Now I am sitting at my gate (as it turns out, you just keep walking in a straight line until you see your arrival city on a sign) with a woman talking loudly on the phone to someone at home who is apparently in charge of loading the dishwasher, and he seems to be having trouble. I am also sitting back-to-back with a woman holding a small dog-ish creature, so inbred it can’t open its mouth normally or breathe. (A pug? Or some tiny bulldog? I don’t keep up with these things.) She very much loves this little furry beast, and coos things like, “No, you ain’t goin’ nowhere, you rascal!” Madam, I want to say, this thing cannot even handle the task of breathing in and out easily; it cannot understand you.

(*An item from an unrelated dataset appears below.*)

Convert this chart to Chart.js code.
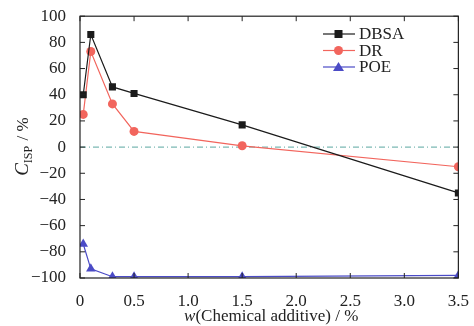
<!DOCTYPE html>
<html>
<head>
<meta charset="utf-8">
<script src="https://cdn.jsdelivr.net/npm/chart.js@4"></script>
<style>
  html, body { margin: 0; padding: 0; background: #fff; }
  #wrap { width: 474px; height: 326px; font-family: 'Liberation Serif', serif; }
</style>
</head>
<body>
<div id="wrap"><canvas id="myChart" width="474" height="326"></canvas></div>
<script>
// data
const wValues = [0.03, 0.1, 0.3, 0.5, 1.5, 3.5];
const dbsa = [40, 86, 46, 41, 17, -35];
const dr = [25, 73, 33, 12, 1, -15];
const poe = [-74, -93, -99, -99, -99, -98];
const seriesNames = ['DBSA', 'DR', 'POE'];
const xTicks = [0, 0.5, 1.0, 1.5, 2.0, 2.5, 3.0, 3.5];
const yTicks = [-100, -80, -60, -40, -20, 0, 20, 40, 60, 80, 100];

const colors = ['#1b1b1b', '#f2655d', '#4b4bc6'];
const styles = ['rect', 'circle', 'triangle'];
const FONT = "'Liberation Serif', 'DejaVu Serif', serif";

function toPoints(vals) {
  return wValues.map(function (x, i) { return { x: x, y: vals[i] }; });
}

const data = {
  datasets: [dbsa, dr, poe].map(function (vals, i) {
    return {
      label: seriesNames[i],
      data: toPoints(vals),
      borderColor: colors[i],
      backgroundColor: colors[i],
      borderWidth: 1.2,
      pointStyle: styles[i],
      pointRadius: i === 1 ? 4.5 : (i === 2 ? 5.5 : 5),
      pointBorderWidth: 0,
      tension: 0
    };
  })
};

// frame, inward ticks, zero line, legend, titles
const decor = {
  id: 'decor',
  beforeDatasetsDraw(chart) {
    const c = chart.ctx, a = chart.chartArea;
    const ys = chart.scales.y;
    const y0 = ys.getPixelForValue(0);
    c.save();
    c.strokeStyle = '#5aa6a0';
    c.lineWidth = 1;
    c.setLineDash([6, 3, 1, 3]);
    c.beginPath();
    c.moveTo(a.left, y0);
    c.lineTo(a.right, y0);
    c.stroke();
    c.restore();
  },
  afterDraw(chart) {
    const c = chart.ctx, a = chart.chartArea;
    const xs = chart.scales.x, ys = chart.scales.y;
    c.save();
    c.strokeStyle = '#222';
    c.lineWidth = 1.2;
    c.strokeRect(a.left, a.top, a.right - a.left, a.bottom - a.top);
    c.lineWidth = 1;
    c.beginPath();
    xTicks.forEach(function (t) {
      const px = xs.getPixelForValue(t);
      c.moveTo(px, a.bottom); c.lineTo(px, a.bottom - 5);
      c.moveTo(px, a.top); c.lineTo(px, a.top + 5);
    });
    yTicks.forEach(function (t) {
      const py = ys.getPixelForValue(t);
      c.moveTo(a.left, py); c.lineTo(a.left + 5, py);
      c.moveTo(a.right, py); c.lineTo(a.right - 5, py);
    });
    c.stroke();

    // legend
    c.font = '17px ' + FONT;
    c.textBaseline = 'middle';
    seriesNames.forEach(function (name, i) {
      const ly = 34 + i * 16.5;
      c.strokeStyle = colors[i];
      c.lineWidth = 1.2;
      c.beginPath();
      c.moveTo(323, ly); c.lineTo(355, ly);
      c.stroke();
      c.fillStyle = colors[i];
      c.beginPath();
      if (i === 0) { c.rect(334.5, ly - 4, 8, 8); }
      else if (i === 1) { c.arc(338.5, ly, 4.5, 0, Math.PI * 2); }
      else { c.moveTo(338.5, ly - 5); c.lineTo(344, ly + 4); c.lineTo(333, ly + 4); c.closePath(); }
      c.fill();
      c.fillStyle = '#222';
      c.fillText(name, 359, ly + 1);
    });

    // x title
    c.textBaseline = 'alphabetic';
    c.fillStyle = '#222';
    const xt1 = 'w', xt2 = '(Chemical additive) / %';
    c.font = 'italic 17px ' + FONT;
    const w1 = c.measureText(xt1).width;
    c.font = '17px ' + FONT;
    const w2 = c.measureText(xt2).width;
    let sx = (a.left + a.right) / 2 - (w1 + w2) / 2 + 2;
    c.font = 'italic 17px ' + FONT;
    c.fillText(xt1, sx, 321);
    c.font = '17px ' + FONT;
    c.fillText(xt2, sx + w1, 321);

    // y title
    c.translate(28, (a.top + a.bottom) / 2);
    c.rotate(-Math.PI / 2);
    c.font = 'italic 19px ' + FONT;
    const p1 = c.measureText('C').width;
    c.font = '12px ' + FONT;
    const p2 = c.measureText('ISP').width;
    c.font = '17px ' + FONT;
    const p3 = c.measureText(' / %').width;
    let ty = -(p1 + p2 + p3) / 2;
    c.font = 'italic 19px ' + FONT;
    c.fillText('C', ty, 0);
    c.font = '12px ' + FONT;
    c.fillText('ISP', ty + p1, 4);
    c.font = '17px ' + FONT;
    c.fillText(' / %', ty + p1 + p2 + 1, 0);
    c.restore();
  }
};

const config = {
  type: 'line',
  data,
  options: {
    responsive: false,
    animation: false,
    layout: { padding: { top: 16, right: 13, left: 0, bottom: 0 } },
    plugins: { legend: { display: false }, tooltip: { enabled: false } },
    scales: {
      x: {
        type: 'linear',
        min: 0, max: 3.5,
        afterBuildTicks: function (s) { s.ticks = xTicks.map(function (v) { return { value: v }; }); },
        afterFit: function (s) { s.height = 48; },
        grid: { display: false },
        border: { display: false },
        ticks: {
          color: '#222',
          font: { family: FONT, size: 17 },
          padding: 5,
          maxRotation: 0,
          callback: function (v) { return v === 0 ? '0' : v.toFixed(1); }
        }
      },
      y: {
        type: 'linear',
        min: -100, max: 100,
        afterBuildTicks: function (s) { s.ticks = yTicks.map(function (v) { return { value: v }; }); },
        afterFit: function (s) { s.width = 80; },
        grid: { display: false },
        border: { display: false },
        ticks: {
          color: '#222',
          font: { family: FONT, size: 17 },
          padding: 6,
          callback: function (v) { return String(v).replace('-', '\u2212'); }
        }
      }
    }
  },
  plugins: [decor]
};

let myChart;
document.fonts.load("17px 'Liberation Serif'").then(function () {
  myChart = new Chart(document.getElementById('myChart'), config);
}, function () {
  myChart = new Chart(document.getElementById('myChart'), config);
});
</script>
</body>
</html>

Nearby there is also a husky-voiced, salt-of-the-earth woman who insists on loudly and gleefully narrating every move and assumed emotion said beast is experiencing. She, too, loves this stranger’s dog. She loves it so much she is talking to no one about what a “pistol” he is. There is also a small child nearby who is apparently being murdered from the sound of things, or else his/ her parents are trying that whole “let it work itself out” tact. I don’t think that works.

But, here’s the weird part: I’m pretty sure I’m sitting next to John Waters. Of course, he really does belong in this scene. Classic. I want to tell him how much I loved Pecker (I’ll forgive Dirty Shame–he’s still brilliant), but he doesn’t look like he wants to be bothered. So, I hope he will appreciate my silence and complete lack of eye contact. Someone as nuanced as him is bound to notice. And the fact that I have showered and am not talking loudly in speech peppered with curse words and double negatives–or would he prefer that?

I sneak a peek while he’s texting– oh yeah, that’s John Waters with that pencil mustache in those red skinny jeans and oversized pinstriped blazer. Who else could it be? This guy is weird! And I’m not going to say a word to him. Playin’ it cool. Just as I am silently patting myself on the back for my decorum, I sense that he is turned my way in my peripheral vision. He is, he is! Be cool. I look up and smile, half-heartedly, the way they must do at cool-person parties ( I am guessing because I have never been to one), and I see he is looking down at my plastic, scuffed Payless pumps with an expression that is part pity, part fascination: "I love your shoes".